Stacey Abrams: Still Sowing Discord in Georgia – “The Fourth Estate’s favorite loser is at it again.” David Catron

Stacey Abrams, the less-than-graceful loser of Georgia’s 2018 Democratic gubernatorial election, took a few hours off from her embarrassing bid to become Joe Biden’s running mate to accuse the Peach State’s leadership of voter suppression in Tuesday’s primary. She has appeared on various talking-head shows and insists the Georgia Secretary of State is guilty of “incompetence and malfeasance.” Abrams provides no evidence to support this charge, of course, other than the presence of long lines at the polls in urban counties, where elections always devolve into chaos pursuant to the utter ineptitude of their Democratic election officials. Abrams inevitably claims the root problem is Republican skulduggery.

I live in Georgia and have voted there in every election since 1994, during the governorships of Democrats and Republicans. The only problems at the polls I have witnessed occurred during my sojourn in a densely populated, Democrat-run county. Long lines, despite Abrams’ assertions, are endemic to such counties — particularly Fulton and Dekalb. In 2000, when Democrat Roy Barnes was Georgia’s governor, I stood in line for hours so I could cast a ballot for George W. Bush and keep former Vice President Al Gore out of the Oval Office. Four years later, when Republican Sonny Perdue was governor, I waited just about the same length of time to vote for Bush’s reelection.

I later moved to a smaller county where the local election officials are more efficient. This not only renders it far more convenient to cast a ballot in person but also makes absentee voting easier. Having spent much of my work life traveling, I have cast many such ballots. My six-year-old grandson could handle the process with ease. If you watch this CBS interview with Abrams, however, you will hear a somewhat different story. She was evidently unequal to the task: “The return envelope was sealed, as I pointed out. I tried to steam it open because I watch a lot of Perry Mason. It didn’t work, so I had to go vote in person.” She then proceeded — I kid you not — to pitch universal mail-in voting:

The reality is that across the state and around the country we know that voting by mail is actually a good thing.… If the U.S. Senate will approve the Heroes Act and the $3.6 billion to fix this problem, not just in Georgia, but in Pennsylvania, in Maryland, across the country.… we simply have to put the resources in to scale up our mechanisms. Here’s the thing to remember: Thirty-four states have vote by mail with no excuses. Sixteen additional states have vote by mail in some form.
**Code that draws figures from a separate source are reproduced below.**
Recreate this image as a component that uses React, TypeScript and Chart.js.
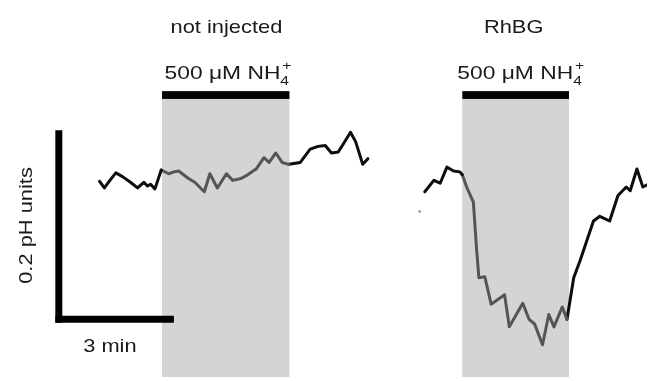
import React, { useEffect, useRef } from "react";
import { Chart, registerables } from "chart.js";

Chart.register(...registerables);

// ---- Data (time in min, pH change relative to scale-bar baseline) ----
const notInjBeforeTime = [2.42, 2.54, 2.7, 2.83, 3.0, 3.2, 3.38, 3.54, 3.63, 3.71, 3.82, 3.98];
const notInjBeforePH = [0.146, 0.139, 0.148, 0.155, 0.151, 0.145, 0.139, 0.145, 0.141, 0.143, 0.138, 0.158];
const notInjDuringTime = [3.98, 4.17, 4.3, 4.42, 4.67, 4.83, 5.07, 5.21, 5.4, 5.63, 5.79, 6.0, 6.13, 6.38, 6.58, 6.71, 6.88, 7.04, 7.21];
const notInjDuringPH = [0.158, 0.154, 0.156, 0.157, 0.149, 0.145, 0.135, 0.154, 0.139, 0.154, 0.147, 0.149, 0.152, 0.159, 0.171, 0.166, 0.176, 0.166, 0.164];
const notInjAfterTime = [7.21, 7.5, 7.75, 7.95, 8.13, 8.29, 8.46, 8.58, 8.77, 8.9, 9.08, 9.21];
const notInjAfterPH = [0.164, 0.166, 0.18, 0.183, 0.184, 0.176, 0.177, 0.185, 0.198, 0.188, 0.164, 0.17];

const rhbgBeforeTime = [10.65, 10.88, 11.04, 11.21, 11.38, 11.54, 11.6];
const rhbgBeforePH = [0.135, 0.147, 0.144, 0.161, 0.157, 0.156, 0.153];
const rhbgDuringTime = [11.6, 11.71, 11.88, 11.96, 12.02, 12.17, 12.33, 12.67, 12.79, 13.13, 13.29, 13.43, 13.63, 13.79, 13.92, 14.13, 14.25];
const rhbgDuringPH = [0.153, 0.14, 0.124, 0.075, 0.044, 0.045, 0.016, 0.026, -0.008, 0.017, 0.0, -0.005, -0.027, 0.005, -0.008, 0.013, 0.0];
const rhbgAfterTime = [14.25, 14.42, 14.58, 14.92, 15.08, 15.33, 15.54, 15.75, 15.85, 16.02, 16.17, 16.4];
const rhbgAfterPH = [0.0, 0.044, 0.062, 0.104, 0.109, 0.104, 0.131, 0.14, 0.136, 0.159, 0.14, 0.145];

const strayTime = [10.52];
const strayPH = [0.114];

// NH4+ exposure periods (min)
const exposureStart = [4.0, 11.6];
const exposureEnd = [7.225, 14.3];
const panelTitles = ["not injected", "RhBG"];
const panelCenters = [5.63, 12.9];
const exposureLabelCenters = [5.64, 13.05];

// Scale bars
const scaleBarTime = [1.3, 4.3]; // 3 min
const scaleBarPH = [0, 0.2]; // 0.2 pH units
const scaleBarX = 1.3875;

const X_MIN = 0;
const X_MAX = 16.275;
const Y_MIN = -0.0611;
const Y_MAX = 0.3337;

const BAR_TOP = 0.2415;
const BAR_BOTTOM = 0.2332;

const FONT = '"Liberation Sans", Arial, sans-serif';
const HS = 1.15;

const zip = (t: number[], v: number[]) => t.map((x, i) => ({ x, y: v[i] }));

function drawLabel(ctx: CanvasRenderingContext2D, text: string, cx: number, base: number, size: number) {
  ctx.save();
  ctx.translate(cx, base);
  ctx.scale(HS, 1);
  ctx.font = `${size}px ${FONT}`;
  ctx.textAlign = "center";
  ctx.textBaseline = "alphabetic";
  ctx.fillText(text, 0, 0);
  ctx.restore();
}

function drawNH4(ctx: CanvasRenderingContext2D, cx: number, base: number) {
  const hs = 1.2;
  ctx.save();
  ctx.font = `19px ${FONT}`;
  const w1 = ctx.measureText("500 \u03BCM NH").width;
  ctx.font = `13px ${FONT}`;
  const w2 = ctx.measureText("4").width;
  const total = (w1 + w2) * hs;
  ctx.translate(cx - total / 2, base);
  ctx.scale(hs, 1);
  ctx.textAlign = "left";
  ctx.textBaseline = "alphabetic";
  ctx.font = `19px ${FONT}`;
  ctx.fillText("500 \u03BCM NH", 0, 0);
  ctx.font = `13px ${FONT}`;
  ctx.fillText("4", w1, 6);
  ctx.fillText("+", w1 + 1.5, -9);
  ctx.restore();
}

const figurePlugin = {
  id: "figureDecor",
  beforeDatasetsDraw(chart: any) {
    const { ctx, scales } = chart;
    const xs = scales.x;
    const ys = scales.y;
    ctx.save();
    for (let i = 0; i < exposureStart.length; i++) {
      const x0 = xs.getPixelForValue(exposureStart[i]);
      const x1 = xs.getPixelForValue(exposureEnd[i]);
      const yb = ys.getPixelForValue(BAR_BOTTOM);
      const yt = ys.getPixelForValue(BAR_TOP);
      const yEnd = ys.getPixelForValue(Y_MIN);
      ctx.fillStyle = "#d4d4d4";
      ctx.fillRect(x0, yb, x1 - x0, yEnd - yb);
      ctx.fillStyle = "#050505";
      ctx.fillRect(x0, yt, x1 - x0, yb - yt);
    }
    ctx.restore();
  },
  afterDraw(chart: any) {
    const { ctx, scales } = chart;
    const xs = scales.x;
    ctx.save();
    ctx.fillStyle = "#1a1a1a";
    for (let i = 0; i < panelTitles.length; i++) {
      drawLabel(ctx, panelTitles[i], xs.getPixelForValue(panelCenters[i]), 33, 19);
      drawNH4(ctx, xs.getPixelForValue(exposureLabelCenters[i]), 79);
    }
    drawLabel(ctx, "3 min", xs.getPixelForValue(2.68), 352, 19);
    ctx.save();
    ctx.translate(32, 225.5);
    ctx.rotate(-Math.PI / 2);
    drawLabel(ctx, "0.2 pH units", 0, 0, 19);
    ctx.restore();
    ctx.restore();
  },
};

export default function App() {
  const ref = useRef<HTMLCanvasElement | null>(null);

  useEffect(() => {
    document.body.style.margin = "0";
    const canvas = ref.current;
    if (!canvas) return;
    const black = "#0d0d0d";
    const gray = "#555555";
    const trace = (data: any[], color: string) => ({
      data,
      borderColor: color,
      borderWidth: 3,
      pointRadius: 0,
      tension: 0,
      fill: false,
      borderJoinStyle: "round" as const,
      borderCapStyle: "round" as const,
    });
    const chart = new Chart(canvas, {
      type: "line",
      data: {
        datasets: [
          trace(zip(notInjBeforeTime, notInjBeforePH), black),
          trace(zip(notInjDuringTime, notInjDuringPH), gray),
          trace(zip(notInjAfterTime, notInjAfterPH), black),
          trace(zip(rhbgBeforeTime, rhbgBeforePH), black),
          trace(zip(rhbgDuringTime, rhbgDuringPH), gray),
          trace(zip(rhbgAfterTime, rhbgAfterPH), black),
          {
            data: zip(strayTime, strayPH),
            showLine: false,
            pointRadius: 1.3,
            pointBackgroundColor: "#888",
            pointBorderWidth: 0,
          },
          {
            data: [
              { x: scaleBarX, y: -0.0036 },
              { x: scaleBarX, y: scaleBarPH[1] },
            ],
            borderColor: "#000",
            borderWidth: 7,
            pointRadius: 0,
            borderCapStyle: "butt",
          },
          {
            data: [
              { x: scaleBarTime[0], y: scaleBarPH[0] },
              { x: scaleBarTime[1], y: scaleBarPH[0] },
            ],
            borderColor: "#000",
            borderWidth: 7,
            pointRadius: 0,
            borderCapStyle: "butt",
          },
        ] as any,
      },
      options: {
        animation: false,
        responsive: false,
        maintainAspectRatio: false,
        layout: { padding: 0 },
        plugins: { legend: { display: false }, tooltip: { enabled: false } },
        scales: {
          x: { type: "linear", min: X_MIN, max: X_MAX, display: false },
          y: { type: "linear", min: Y_MIN, max: Y_MAX, display: false },
        },
      },
      plugins: [figurePlugin],
    });
    return () => chart.destroy();
  }, []);

  return (
    <div style={{ width: 651, height: 381, background: "#fff" }}>
      <canvas ref={ref} width={651} height={381} style={{ display: "block" }} />
    </div>
  );
}
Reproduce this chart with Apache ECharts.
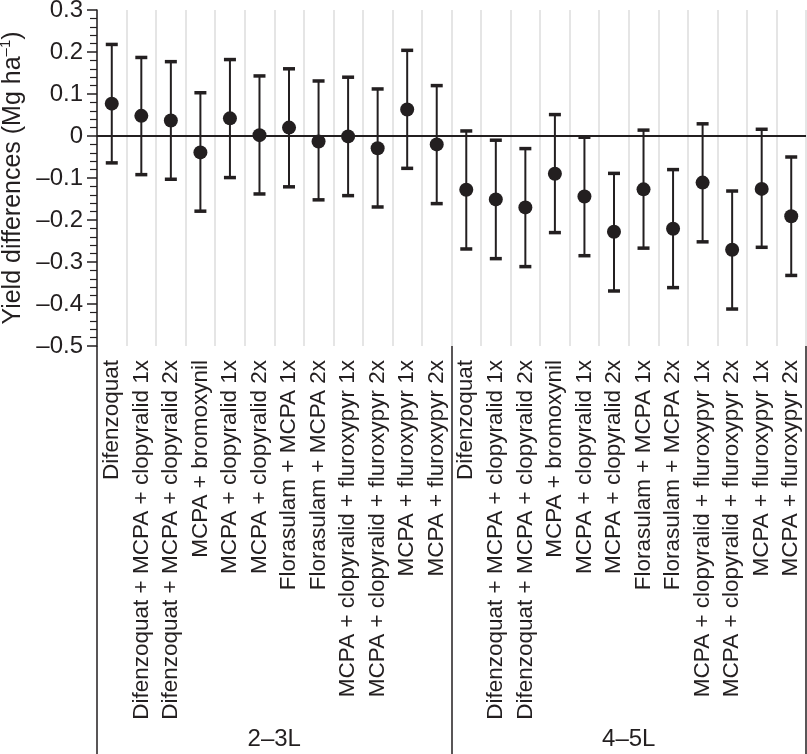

But we need guardrails that hold everyone to the same standards and the investment that makes it possible.

The “Heroes Act” to which Abrams refers was rammed through the House of Representatives last month by Speaker Nancy Pelosi. The legislation uses the coronavirus pandemic as a pretext to impose a $3 trillion scheme to leverage vote by mail and ballot harvesting into a November victory and a permanent Democratic majority. It would require every state to allow “no excuse” absentee voting, provide postage-paid mail-in ballots, mandate that votes are counted up to 10 days after Election Day, and eliminate voter ID laws. It would strip the states of the power to determine how they conduct elections and create a nationalized system that would facilitate fraud on massive scale.

 

The real problem the Democrats are trying to solve with the “Heroes Act” is their vast enthusiasm deficit. Republicans are obviously far more excited about voting for Trump than Democrats are about voting for Joe Biden. Without imposing universal mail-in voting and ballot harvesting, Trump will crush Biden. This was confirmed Tuesday in Georgia’s primary. Georgia’s Secretary of State reports that Trump had received 838,884 votes compared to Biden’s 726,440. In other words, with no primary competition, Trump still drew 112,434 more voters (13 percent) to the polls than did Biden. This echoes last week’s results in Pennsylvania, as Salena Zito reports in the New York Post:

With almost 98 percent of districts counted, Republicans have cast more than 861,000 ballots for Donald Trump, with 734,000 Democrats voting for Joe Biden. And while it’s still unclear how many people voted in person versus mail-in ballot, some counties are reporting that Trump drew plenty of supporters out of their homes…. Trump had earned 94 percent of Pennsylvania Republicans’ primary votes.… What’s more, only registered party members can vote in their party’s primary in this state and there are approximately 800,000 more registered Democrats than Republicans in Pennsylvania.

It goes without saying, of course, that the legacy media are mimicking Abrams’ mendacious claims about voter suppression and the desperate need for vote-by-mail. In addition, they have concocted their own fictions about the “chaos” that allegedly characterized Georgia’s primary. The chattering class is no more credible on this than it was with its portentous predictions about the carnage that would result when Georgia lifted its coronavirus restrictions. Their real problem, of course, is that the governor of Georgia is named Brian Kemp rather than Stacey Abrams—which means elections in the Peach State will be decided by arithmetic rather than demagoguery.